В своей работе «Языческая символика славянских архаических ритуалов», она подчёркивала, что «красная смерть» является наиболее ранней разновидностью пережиточных форм подобных ритуалов.
Она применялась задолго до появления традиции избавления от больных стариков посредством «сажания на саночки», «сажания в накрытую бочку», «сажания на лубок», отводом их в дремучий лес или умерщвления ударом по голове.
В отличие от перечисленных ритуалов, «красная смерть» была исключительно добровольным актом, а не вынужденным действием из-за бытовавшего обычая подчинения.
В качестве доказательства существования подобных действий могут выступать гулявшие в народе поговорки: «Отца на лубе спустил, и сам того же жди», «Ты чужой век живёшь, пора тебя лобанить», «Живём не на радость, и пришибить некому», «На миру и смерть красна».
«Красная смерть» староверов, по мнению исследовательницы, имеет общие черты с обычаями добровольного ухода из жизни, существовавшими у малочисленных народов Севера.
У них подобная кончина тоже воспринималась как подвиг, а потому ритуал захоронения людей, решившихся на своевольную смерть, проходил по более архаичному, сложному и почтительному сценарию.
После свершения «красной смерти» не принято было оплакивать покойного, а следовало, напротив, радоваться, поскольку душа мученика отправлялась на встречу с Иисусом.
Наталья Белецкая обращала внимание на то, что самым древним способом принятия «красной смерти» было самосожжение, которое аналогично древне-индоевропейской форме кончины подразумевало быстрый уход в космический мир божеств и предков.
«Хмель»
О «красной смерти» весьма красноречиво поведал литератор Алексей Черкасов, описавший её в своём произведении «Хмель».

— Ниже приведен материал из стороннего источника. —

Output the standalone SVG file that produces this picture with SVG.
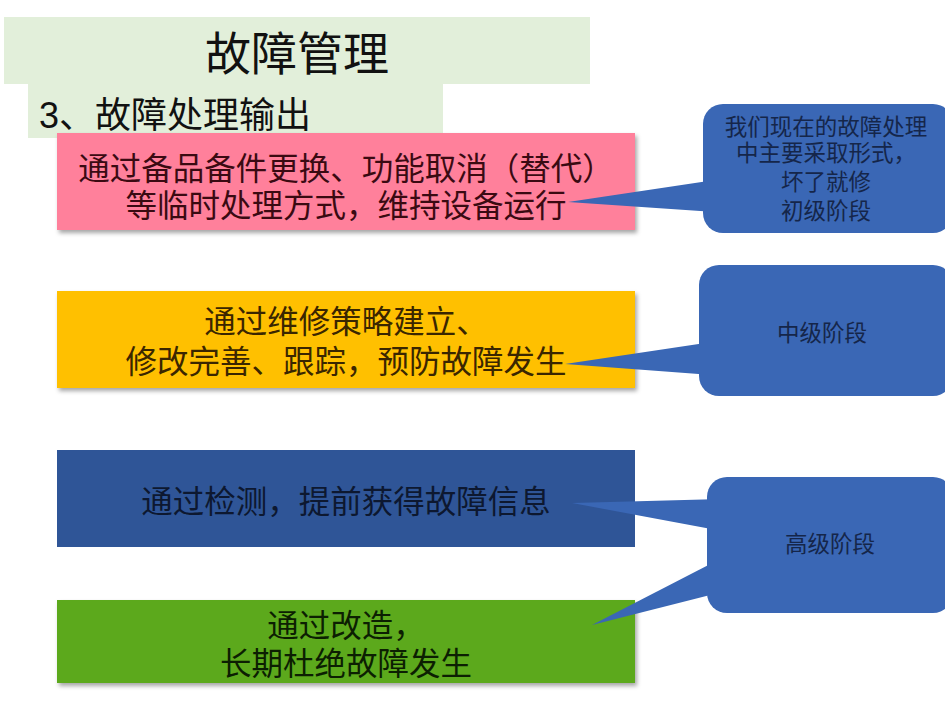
<svg xmlns="http://www.w3.org/2000/svg" width="945" height="718" viewBox="0 0 945 718">
<defs>
<filter id="sh" x="-5%" y="-10%" width="110%" height="130%">
<feDropShadow dx="2" dy="3" stdDeviation="2" flood-color="#000" flood-opacity="0.35"/>
</filter>
</defs>
<style>
.cjk{font-family:"Liberation Sans","Noto Sans CJK SC",sans-serif;}
.box{font-size:31.5px;text-anchor:middle;}
.call{fill:#3A67B5;}
.ct{font-size:22.5px;text-anchor:middle;fill:#15264a;}
.hd{fill:#E2EFDA;}
</style>
<rect width="945" height="718" fill="#fff"/>
<g id="title">
<rect class="hd" x="4" y="17" width="586" height="67"/>
<text class="cjk" x="297" y="70" font-size="46" text-anchor="middle" fill="#111">故障管理</text>
</g>
<g id="subtitle">
<rect class="hd" x="28" y="84" width="415" height="54"/>
<text class="cjk" x="39" y="128" font-size="36" fill="#111">3、故障处理输出</text>
</g>
<g id="box1">
<rect x="57" y="133" width="578" height="97" fill="#FF809B" filter="url(#sh)"/>
<text class="cjk box" x="346" y="180" fill="#3a0a12">通过备品备件更换、功能取消（替代）</text>
<text class="cjk box" x="346" y="217" fill="#3a0a12">等临时处理方式，维持设备运行</text>
</g>
<g id="box2">
<rect x="57" y="291" width="578" height="97" fill="#FFC000" filter="url(#sh)"/>
<text class="cjk box" x="346" y="333" fill="#3a2600">通过维修策略建立、</text>
<text class="cjk box" x="346" y="373" fill="#3a2600">修改完善、跟踪，预防故障发生</text>
</g>
<g id="box3">
<rect x="57" y="450" width="578" height="97" fill="#2F5597"/>
<text class="cjk box" x="346" y="513" fill="#0d1830">通过检测，提前获得故障信息</text>
</g>
<g id="box4">
<rect x="57" y="600" width="578" height="83" fill="#5CA91F" filter="url(#sh)"/>
<text class="cjk box" x="346" y="637" fill="#0c1f02">通过改造，</text>
<text class="cjk box" x="346" y="675" fill="#0c1f02">长期杜绝故障发生</text>
</g>
<g id="connectors">
<polygon class="call" points="715,180 568,202 715,212"/>
<polygon class="call" points="712,342 565,364 712,375"/>
<polygon class="call" points="722,499 572,503 722,531"/>
<polygon class="call" points="722,558 592,625 722,592"/>
</g>
<g id="callout1">
<rect class="call" x="703" y="104" width="250" height="129" rx="20"/>
<text class="cjk ct" x="826" y="135">我们现在的故障处理</text>
<text class="cjk ct" x="826" y="161">中主要采取形式，</text>
<text class="cjk ct" x="826" y="190">坏了就修</text>
<text class="cjk ct" x="826" y="219">初级阶段</text>
</g>
<g id="callout2">
<rect class="call" x="699" y="265" width="254" height="131" rx="20"/>
<text class="cjk ct" x="822" y="341">中级阶段</text>
</g>
<g id="callout3">
<rect class="call" x="707" y="477" width="246" height="136" rx="20"/>
<text class="cjk ct" x="830" y="552">高级阶段</text>
</g>
</svg>
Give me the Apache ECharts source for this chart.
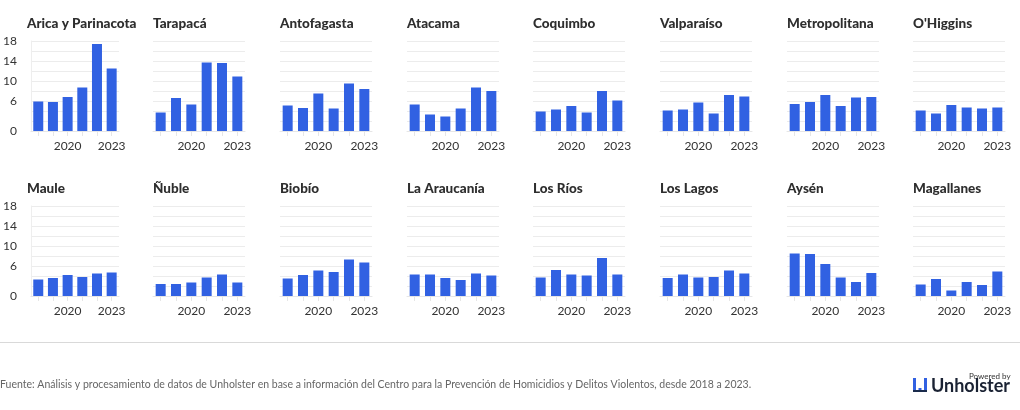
<!DOCTYPE html>
<html>
<head>
<meta charset="utf-8">
<script src="https://cdn.jsdelivr.net/npm/echarts@6/dist/echarts.min.js"></script>
<style>
html,body{margin:0;padding:0;background:#fff;}
#c{width:1020px;height:410px;}
</style>
</head>
<body>
<div id="c"></div>
<script>
const years = ['2018','2019','2020','2021','2022','2023'];
const regions = ['Arica y Parinacota','Tarapacá','Antofagasta','Atacama','Coquimbo','Valparaíso','Metropolitana',"O'Higgins",
                 'Maule','Ñuble','Biobío','La Araucanía','Los Ríos','Los Lagos','Aysén','Magallanes'];
const aricaParinacota = [5.9, 5.8, 6.8, 8.7, 17.4, 12.5];
const tarapaca        = [3.7, 6.6, 5.3, 13.7, 13.6, 10.9];
const antofagasta     = [5.1, 4.6, 7.5, 4.5, 9.5, 8.4];
const atacama         = [5.3, 3.3, 2.9, 4.5, 8.7, 8.0];
const coquimbo        = [3.9, 4.3, 5.0, 3.7, 8.0, 6.1];
const valparaiso      = [4.1, 4.3, 5.7, 3.5, 7.2, 6.9];
const metropolitana   = [5.4, 5.8, 7.2, 5.0, 6.7, 6.8];
const ohiggins        = [4.1, 3.5, 5.2, 4.7, 4.5, 4.7];
const maule           = [3.3, 3.6, 4.2, 3.8, 4.5, 4.7];
const nuble           = [2.4, 2.4, 2.7, 3.7, 4.3, 2.7];
const biobio          = [3.5, 4.2, 5.1, 4.8, 7.3, 6.7];
const araucania       = [4.3, 4.3, 3.6, 3.2, 4.5, 4.1];
const losRios         = [3.7, 5.2, 4.3, 4.1, 7.6, 4.3];
const losLagos        = [3.6, 4.3, 3.7, 3.8, 5.1, 4.5];
const aysen           = [8.5, 8.4, 6.4, 3.7, 2.8, 4.6];
const magallanes      = [2.3, 3.4, 1.1, 2.8, 2.2, 4.9];
const seriesData = [aricaParinacota, tarapaca, antofagasta, atacama, coquimbo, valparaiso, metropolitana, ohiggins,
                    maule, nuble, biobio, araucania, losRios, losLagos, aysen, magallanes];
const yTickLabels = [0, 6, 10, 14, 18];
const xShownLabels = ['2020', '2023'];
const sourceText = 'Fuente: Análisis y procesamiento de datos de Unholster en base a información del Centro para la Prevención de Homicidios y Delitos Violentos, desde 2018 a 2023.';

const FONT = 'Lato';
const colLeft = [27, 153, 280, 407, 533, 660, 787, 913];
const rowTop = [41, 206];
const gridW = 92, gridH = 90;

const grids = [], xAxes = [], yAxes = [], series = [], titles = [];
regions.forEach((name, i) => {
  const r = Math.floor(i / 8), c = i % 8;
  grids.push({left: colLeft[c], top: rowTop[r], width: gridW, height: gridH, containLabel: false});
  titles.push({text: name, left: colLeft[c], top: rowTop[r] - 24, padding: 0,
    textStyle: {fontFamily: FONT, fontSize: 13.5, fontWeight: 900, color: '#2e2e2e'}});
  xAxes.push({type: 'category', gridIndex: i, data: years,
    axisLine: {show: true, lineStyle: {color: '#e6e6e6'}},
    axisTick: {show: true, alignWithLabel: true, interval: 0, length: 5, lineStyle: {color: '#e6e6e6'}},
    axisLabel: {interval: 0, margin: 9, fontFamily: FONT, fontSize: 12, color: '#333',
      formatter: v => xShownLabels.includes(v) ? v : ''}});
  yAxes.push({type: 'value', gridIndex: i, min: 0, max: 18, interval: 2,
    axisLine: {show: c === 0, lineStyle: {color: '#eeeeee'}},
    axisTick: {show: false},
    splitLine: {show: true, lineStyle: {color: '#ececec', width: 1}},
    axisLabel: {show: c === 0, margin: 14, fontFamily: FONT, fontSize: 12, color: '#333',
      formatter: v => yTickLabels.includes(v) ? String(v) : ''}});
  series.push({type: 'bar', xAxisIndex: i, yAxisIndex: i, data: seriesData[i], barWidth: 10,
    itemStyle: {color: '#3161e2'}, silent: true, animation: false});
});

const chart = echarts.init(document.getElementById('c'), null, {renderer: 'canvas'});
chart.setOption({
  animation: false,
  backgroundColor: '#fff',
  title: titles,
  grid: grids, xAxis: xAxes, yAxis: yAxes, series: series,
  graphic: [
    {type: 'line', shape: {x1: 0, y1: 342.5, x2: 1020, y2: 342.5}, style: {stroke: '#d9d9d9', lineWidth: 1}},
    {type: 'text', left: 0, top: 379, style: {text: sourceText, fontFamily: FONT, fontSize: 10.5, fill: '#666'}},
    {type: 'rect', shape: {x: 913, y: 378, width: 3, height: 14}, style: {fill: '#3161e2'}},
    {type: 'rect', shape: {x: 918.5, y: 388, width: 3, height: 4}, style: {fill: '#3161e2'}},
    {type: 'rect', shape: {x: 924, y: 378, width: 3, height: 14}, style: {fill: '#3161e2'}},
    {type: 'rect', shape: {x: 913, y: 390, width: 14, height: 2}, style: {fill: '#1a2b4c'}},
    {type: 'text', left: 969, top: 372, style: {text: 'Powered by', fontFamily: FONT, fontSize: 8, fill: '#333'}},
    {type: 'text', left: 931, top: 377, style: {text: 'Unholster', fontFamily: FONT, fontSize: 18, fontWeight: 'bold', fill: '#1a2233'}}
  ]
});
</script>
</body>
</html>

Вероятнее всего, автор при создании книги опирался на собственные наблюдения, сделанные им в среде старообрядцев – филипповцев.
Согласно тексту, пожелтевшая от терзавших её болезней бабка Марфа, ранним утром доползла до Христова тополя, и отбив 1000 поклонов, вымолила для себя «красную смерть».
После этого ей оставалось только дождаться, когда один из старейших членов общины, облачившись в красную рубаху и белые штаны, сняв обувь, и взяв в руки красную подушку, придёт исполнять её желание, то есть душить.
Марфа, устроившись в тёмной комнате, мрак которой нарушал лишь свет от тоненькой восковой свечи, которую она держала в руках, услышав приближение душителя, должна была выкрикнуть: «Я здесь, отче!».
Дальше душителю, выступавшему в роли господнего посланника, следовало, молясь, и не открывая глаз, добраться до смертницы, и в третий раз, услышав фразу: «Я здесь, отче!», накрыть её подушкой, и навалившись всем телом, лишить жертву жизни.
После завершения ритуала филипповцы приступали к празднованию этого события с весёлыми песнопениями, плясками и употреблением запрещенных в иные дни продуктов: вина, рыбы, мяса и яиц.